Melanie Phillips’ Londonistan is perhaps the best-known book making the case that Europe’s character hinges upon demography. While Phillips’ book is carefully researched and well-written, many who speak more polemically about the rise of Islam in Europe are dismissed as ‘Islamophobic’ or extreme both by outside pundits and also by mainstream politicians. Some deserve the label, but others are faced with it as a strategy by the establishment left to shut down legitimate debate. This disconnect in assessments and beliefs is perhaps one of the reasons why the European far-right has been able to consolidate greater support, even in the Netherlands where Geert Wilders fell short of power in this week’s elections but nonetheless managed to gain seats.
Well, as a contrived dispute between Turkey and the Netherlands, supposedly sparked Amsterdam’s refusal to allow Turkish ministers to speak at local rallies for Erdogan’s political party, Erdogan has given fodder to all those who say there is a demographic plot against Europe. According to Hurriyet Daily News, one of the last semi-independent outlets in Turkey:
President Recep Tayyip Erdoğan has called on Turkish citizens living in Europe to have five children – two more than his usual calls to Turks in the homeland – in a bid to multiply their presence in the continent so that they will be the “future of Europe.” “I am calling out to my citizens, by brothers and sisters in Europe,” Erdoğan said at a rally in the Central Anatolian province of Eskişehir on March 17. “Have not just three but five children.” “The place in which you are living and working is now your homeland and new motherland. Stake a claim to it. Open more businesses, enroll your children in better schools, make your family live in better neighborhoods, drive the best cars, live in the most beautiful houses,” he said. “That’s because you are the future of Europe. It will be the best answer to the vulgarism, antagonism, and injustice made against you.” Erdoğan’s message comes amid ongoing political tension after Turkish ministers’ attempts to stage rallies with members of the Turkish community living in Europe were denied by some countries and after the European Court of Justice ruled to allow employers to ban workers from wearing visible religious symbols, including the headscarf.

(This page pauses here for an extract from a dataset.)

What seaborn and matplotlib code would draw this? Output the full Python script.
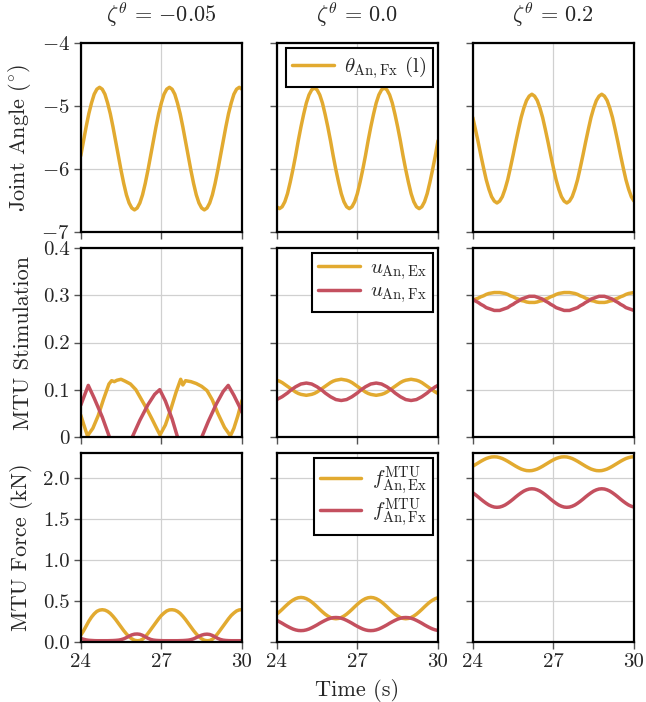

Erdogan is no stranger to the demographic game. He has previously urged women to stay at home and have at least three children (and he has also opined that Cesarean sections were against God’s will). By urging a demographic battle to take over the heart of Europe, Erdogan has for very cynical reasons at the very least given fuel to every European conspiracy theorist and cast a shadow over a Diaspora that has largely lived at peace inside Europe for decades.